## DIRECTIVE
Pictures aside, quote the whole listing exactly.
===== INFORMATION SUPPLIED =====
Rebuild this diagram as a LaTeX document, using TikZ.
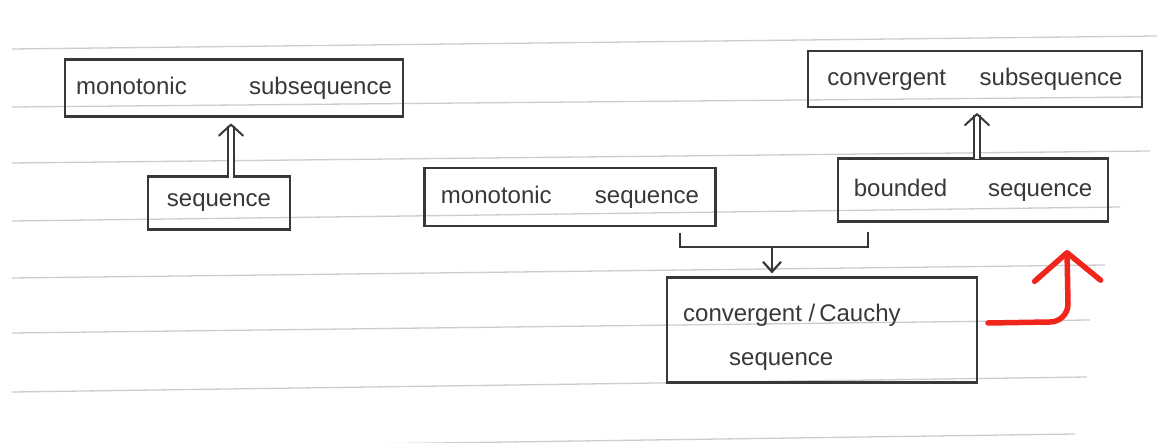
\documentclass[tikz,border=0pt]{standalone}
\usepackage{fontspec}
\setmainfont{Liberation Sans}
\usetikzlibrary{arrows.meta,calc}
\definecolor{ink}{HTML}{383838}
\definecolor{paperline}{HTML}{CDCDCD}
\definecolor{redink}{HTML}{F0261C}
\tikzset{
  box/.style={draw=ink, line width=2.2pt, text=ink, inner sep=0pt,
    font=\fontsize{24}{30}\selectfont},
  boxtext/.style={text=ink, inner sep=0pt, align=left, font=\fontsize{24}{30}\selectfont},
  dblshaft/.style={draw=ink, line width=1.8pt, double=white, double distance=3.6pt},
  dblhead/.style={draw=ink, line width=2pt, line cap=round,
    -{Straight Barb[round, length=11pt, width=24pt]}},
  conn/.style={draw=ink, line width=2.2pt},
  redarrow/.style={draw=redink, line width=5.5pt, line cap=round,
    -{Straight Barb[round, length=28pt, width=66pt]}},
  ruling/.style={draw=paperline, line width=1.3pt}
}
\begin{document}
\begin{tikzpicture}[x=1pt,y=-1pt]
\useasboundingbox[fill=white] (0,0) rectangle (1163,443);
\clip (0,0) rectangle (1163,443);
% ruled paper
\foreach \a/\b/\e in {49/36/1157, 107/97/1142, 163/151/1150, 221/207/1120, 278/265/1105, 333/320/1090, 392/377/1087, 449/434/1075}
  \draw[ruling] (12,\a) -- (\e,\b);
% boxes
\node[box, minimum width=338pt, minimum height=57pt] (A) at (234,88) {monotonic\hspace{2.6em}subsequence};
\node[box, minimum width=142pt, minimum height=53pt] (B) at (219,203) {sequence};
\node[box, minimum width=291pt, minimum height=58pt] (C) at (570,197) {monotonic\hspace{1.8em}sequence};
\node[box, minimum width=270pt, minimum height=63pt] (D) at (973,190) {bounded\hspace{1.7em}sequence};
\node[box, minimum width=334pt, minimum height=56pt] (E) at (975,79) {convergent\hspace{1.4em}subsequence};
\node[box, minimum width=310pt, minimum height=105pt] (F) at (822,330) {};
\node[boxtext, anchor=north west] (Ft) at (683,304)
  {convergent\;/\,Cauchy\\[14pt]\hspace*{46pt}sequence};
% implications (double arrows)
\coordinate (ab) at (231,0);
\draw[dblshaft, shorten >=8pt, shorten <=-3pt] (B.north -| ab) -- (A.south -| ab);
\draw[dblhead] ($(A.south -| ab)+(0,8)$) -- ($(A.south -| ab)+(0,6)$);
\coordinate (de) at (977,0);
\draw[dblshaft, shorten >=7pt, shorten <=-2pt] (D.north -| de) -- (E.south -| de);
\draw[dblhead] ($(E.south -| de)+(0,7)$) -- ($(E.south -| de)+(0,5)$);
% bracket joining monotonic + bounded
\coordinate (jL) at (680,0);
\coordinate (jM) at (772,247);
\coordinate (jR) at (868,0);
\draw[conn, shorten <=6pt] (C.south -| jL) |- (jM);
\draw[conn, shorten <=9pt] (D.south -| jR) |- (jM);
\draw[conn, -{Straight Barb[length=10pt, width=18pt]}, shorten >=3pt] (jM) -- (F.north -| jM);
% red arrow
\coordinate (r0) at (988,323);
\coordinate (r1) at (1050,322);
\coordinate (r2) at (1068,304);
\coordinate (rt) at (1067,250);
\draw[redarrow] (r0) -- (r1) to[out=0, in=-90] (r2) -- (rt);
\end{tikzpicture}
\end{document}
=====
## RESPONSE TO THE TASK
Rebuild this diagram as a LaTeX document, using TikZ.
\documentclass[tikz,border=0pt]{standalone}
\usepackage{fontspec}
\setmainfont{Liberation Sans}
\usetikzlibrary{arrows.meta,calc}
\definecolor{ink}{HTML}{383838}
\definecolor{paperline}{HTML}{CDCDCD}
\definecolor{redink}{HTML}{F0261C}
\tikzset{
  box/.style={draw=ink, line width=2.2pt, text=ink, inner sep=0pt,
    font=\fontsize{24}{30}\selectfont},
  boxtext/.style={text=ink, inner sep=0pt, align=left, font=\fontsize{24}{30}\selectfont},
  dblshaft/.style={draw=ink, line width=1.8pt, double=white, double distance=3.6pt},
  dblhead/.style={draw=ink, line width=2pt, line cap=round,
    -{Straight Barb[round, length=11pt, width=24pt]}},
  conn/.style={draw=ink, line width=2.2pt},
  redarrow/.style={draw=redink, line width=5.5pt, line cap=round,
    -{Straight Barb[round, length=28pt, width=66pt]}},
  ruling/.style={draw=paperline, line width=1.3pt}
}
\begin{document}
\begin{tikzpicture}[x=1pt,y=-1pt]
\useasboundingbox[fill=white] (0,0) rectangle (1163,443);
\clip (0,0) rectangle (1163,443);
% ruled paper
\foreach \a/\b/\e in {49/36/1157, 107/97/1142, 163/151/1150, 221/207/1120, 278/265/1105, 333/320/1090, 392/377/1087, 449/434/1075}
  \draw[ruling] (12,\a) -- (\e,\b);
% boxes
\node[box, minimum width=338pt, minimum height=57pt] (A) at (234,88) {monotonic\hspace{2.6em}subsequence};
\node[box, minimum width=142pt, minimum height=53pt] (B) at (219,203) {sequence};
\node[box, minimum width=291pt, minimum height=58pt] (C) at (570,197) {monotonic\hspace{1.8em}sequence};
\node[box, minimum width=270pt, minimum height=63pt] (D) at (973,190) {bounded\hspace{1.7em}sequence};
\node[box, minimum width=334pt, minimum height=56pt] (E) at (975,79) {convergent\hspace{1.4em}subsequence};
\node[box, minimum width=310pt, minimum height=105pt] (F) at (822,330) {};
\node[boxtext, anchor=north west] (Ft) at (683,304)
  {convergent\;/\,Cauchy\\[14pt]\hspace*{46pt}sequence};
% implications (double arrows)
\coordinate (ab) at (231,0);
\draw[dblshaft, shorten >=8pt, shorten <=-3pt] (B.north -| ab) -- (A.south -| ab);
\draw[dblhead] ($(A.south -| ab)+(0,8)$) -- ($(A.south -| ab)+(0,6)$);
\coordinate (de) at (977,0);
\draw[dblshaft, shorten >=7pt, shorten <=-2pt] (D.north -| de) -- (E.south -| de);
\draw[dblhead] ($(E.south -| de)+(0,7)$) -- ($(E.south -| de)+(0,5)$);
% bracket joining monotonic + bounded
\coordinate (jL) at (680,0);
\coordinate (jM) at (772,247);
\coordinate (jR) at (868,0);
\draw[conn, shorten <=6pt] (C.south -| jL) |- (jM);
\draw[conn, shorten <=9pt] (D.south -| jR) |- (jM);
\draw[conn, -{Straight Barb[length=10pt, width=18pt]}, shorten >=3pt] (jM) -- (F.north -| jM);
% red arrow
\coordinate (r0) at (988,323);
\coordinate (r1) at (1050,322);
\coordinate (r2) at (1068,304);
\coordinate (rt) at (1067,250);
\draw[redarrow] (r0) -- (r1) to[out=0, in=-90] (r2) -- (rt);
\end{tikzpicture}
\end{document}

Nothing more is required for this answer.